I’ll tell you a lovely… you’ve probably heard this before, but I’m going to tell it anyhow. I’ll end with this, my favourite story. It’s a true story and it’s a story about what I think is the essence of prayer for two reasons. It involves two people together. The story goes like this…
There was a lady who had a little boy and they lived next to an old man. And the old man fell upon a very, very difficult time because his wife had died. And when they looked out the window, the lady said to her little boy, “Now, I don’t want you to bother Mr So-and-so, because he’s had an awful time. His wife has just died. Now you just leave him alone.”
And he was sitting in a chair out in his backyard. And, of course, every day he used to sit there reading his paper. But the boy looked out the window and he saw that the old man, that the paper had fallen out of his lap and he couldn’t see it, and he felt very sad.
And his mother said, “Now you just leave him alone. He needs to be quiet.”
So the little boy, of course, was let to go into his own backyard and, as soon as he gets in the backyard, his mother goes into the kitchen. He runs all the way up his driveway and around into the old man’s driveway and he runs into the backyard and he sees the man and he picks up the paper and he jumps into the man’s lap.

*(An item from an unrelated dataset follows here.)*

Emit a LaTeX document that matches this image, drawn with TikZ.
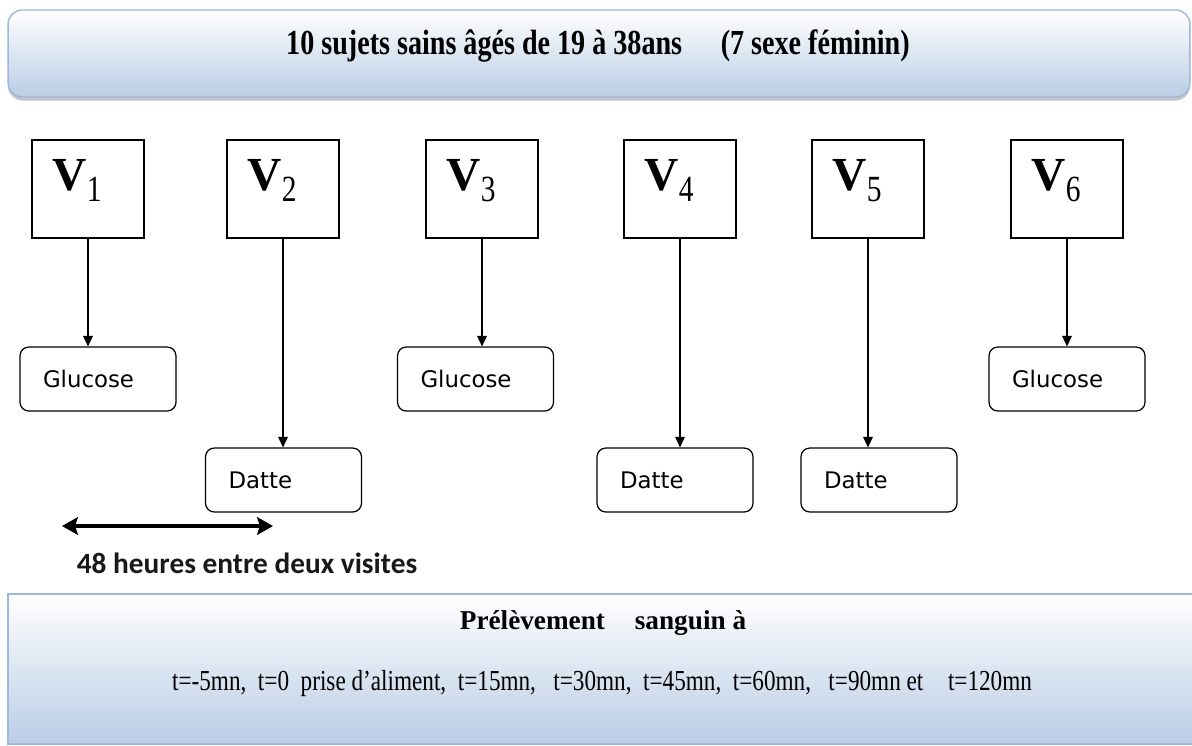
\documentclass[tikz,border=0pt]{standalone}
\usepackage{fontspec}
\setmainfont{Liberation Serif}
\newfontfamily\condserif[FakeStretch=0.8]{Liberation Serif}
\newfontfamily\boxsans{DejaVu Sans}
\newfontfamily\notesans{Carlito}
\usepackage{xcolor}
\usetikzlibrary{arrows.meta,shadows,positioning}

\definecolor{bannerblue}{HTML}{B9CDE5}
\definecolor{bannermid}{HTML}{E3EAF4}
\definecolor{bannerline}{HTML}{9DB8DA}

% name of a visit: bold V with a lowered number
\newcommand{\visitname}[1]{{\fontsize{27}{29}\selectfont\bfseries V}\raisebox{-6pt}{\condserif\fontsize{21}{23}\selectfont #1}}

\begin{document}
\begin{tikzpicture}[x=0.02cm, y=-0.02cm, >={Triangle[length=6pt,width=5.5pt]}]

    % Parameters (in pixels of the sheet)
    \def\W{1192} % width of the sheet
    \def\H{745}  % height of the sheet
    \def\rowV{189} % centre of the visit boxes
    \def\rowG{379} % centre of the glucose boxes
    \def\rowD{480} % centre of the date boxes

    \tikzset{
        banner/.style={draw=bannerline, line width=0.8pt, top color=white, middle color=bannermid, bottom color=bannerblue, inner sep=0pt},
        visit/.style={draw, line width=0.8pt, minimum width=2.24cm, minimum height=1.96cm, inner sep=0pt},
        vlabel/.style={anchor=north west, inner sep=0pt},
        meal/.style={draw, line width=0.7pt, rounded corners=5pt, minimum height=1.28cm, text width=2.2cm, inner xsep=0.46cm, align=left, font=\boxsans\fontsize{13}{15}\selectfont},
        link/.style={->, line width=0.7pt},
    }

    % Sheet
    \clip (0,0) rectangle (\W,\H);
    \fill[white] (0,0) rectangle (\W,\H);

    % Top banner: the subjects
    \node[banner, rounded corners=8pt, minimum width=23.64cm, minimum height=1.74cm,
          drop shadow={shadow xshift=0pt, shadow yshift=-2pt, opacity=0.45}] (sujets) at (599,53.5) {};
    \node[font=\condserif\bfseries\fontsize{20}{22}\selectfont] (sujetstxt) at (598,46)
        {10 sujets sains âgés de 19 à 38ans\hspace{22pt}(7 sexe féminin)};

    % Visits
    \node[visit] (v1) at (88,\rowV) {};
    \node[visit] (v2) at (283,\rowV) {};
    \node[visit] (v3) at (482,\rowV) {};
    \node[visit] (v4) at (680,\rowV) {};
    \node[visit] (v5) at (868,\rowV) {};
    \node[visit] (v6) at (1067,\rowV) {};

    % Visit names
    \node[vlabel] (vl1) at ([xshift=0.42cm, yshift=-0.4cm]v1.north west) {\visitname{1}};
    \node[vlabel] (vl2) at ([xshift=0.42cm, yshift=-0.4cm]v2.north west) {\visitname{2}};
    \node[vlabel] (vl3) at ([xshift=0.42cm, yshift=-0.4cm]v3.north west) {\visitname{3}};
    \node[vlabel] (vl4) at ([xshift=0.42cm, yshift=-0.4cm]v4.north west) {\visitname{4}};
    \node[vlabel] (vl5) at ([xshift=0.42cm, yshift=-0.4cm]v5.north west) {\visitname{5}};
    \node[vlabel] (vl6) at ([xshift=0.42cm, yshift=-0.4cm]v6.north west) {\visitname{6}};

    % Test meals
    \node[meal] (g1) at (98,\rowG) {Glucose};
    \node[meal] (d2) at (283.5,\rowD) {Datte};
    \node[meal] (g3) at (475.5,\rowG) {Glucose};
    \node[meal] (d4) at (675,\rowD) {Datte};
    \node[meal] (d5) at (879,\rowD) {Datte};
    \node[meal] (g6) at (1067,\rowG) {Glucose};

    % Links visit -> meal
    \draw[link] (v1.south) -- (v1.south |- g1.north);
    \draw[link] (v2.south) -- (v2.south |- d2.north);
    \draw[link] (v3.south) -- (v3.south |- g3.north);
    \draw[link] (v4.south) -- (v4.south |- d4.north);
    \draw[link] (v5.south) -- (v5.south |- d5.north);
    \draw[link] (v6.south) -- (v6.south |- g6.north);

    % Gap between two visits
    \coordinate (gapL) at (62,526);
    \coordinate (gapR) at (273,526);
    \draw[{Stealth[length=9pt,width=10pt,inset=1.5pt]}-{Stealth[length=9pt,width=10pt,inset=1.5pt]}, line width=2.6pt] (gapL) -- (gapR);
    \node[font=\notesans\bfseries\fontsize{16.7}{18}\selectfont, text=black!90] (gaptxt) at (247,563) {48 heures entre deux visites};

    % Bottom banner: blood sampling
    \node[banner, minimum width=23.84cm, minimum height=3cm] (prelev) at (604,669) {};
    \node[font=\bfseries\fontsize{15.5}{17}\selectfont] (prelevtitle) at (603,623) {Prélèvement\hspace{17pt}sanguin à};
    \node[font=\condserif\fontsize{16.5}{18}\selectfont] (prelevtimes) at (602,684)
        {t=-5mn,\ \ t=0\ \ prise d’aliment,\ \ t=15mn,\ \ \ t=30mn,\ \ t=45mn,\ \ t=60mn,\ \ \ t=90mn et\hspace{14pt}t=120mn};

\end{tikzpicture}
\end{document}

And his mother comes out on the other side and she looks over and she sees there’s her son, who she’d told not to go near him, is sitting in the old man’s lap. And she gets very angry. And she waits and waits and waits.
And he sits there for about a half hour. And, finally, he climbs down, puts the paper on the old man’s lap and walks all the way back up the old man’s driveway across and down to his driveway.
And the mother just couldn’t wait to get him, and she took him by the ear and she said, “What have you done? I told you to leave him alone. Leave him alone. What did you say to him?”
And he said, “I didn’t say anything. I was just helping him cry.”
This is prayer — quiet, no big parades, not a lot of jumbled jargon. It’s just the love of the child for the old man and the old man for the child. And that is what prayer is, because it’s lifting up your mind and your heart to God, together with someone you love.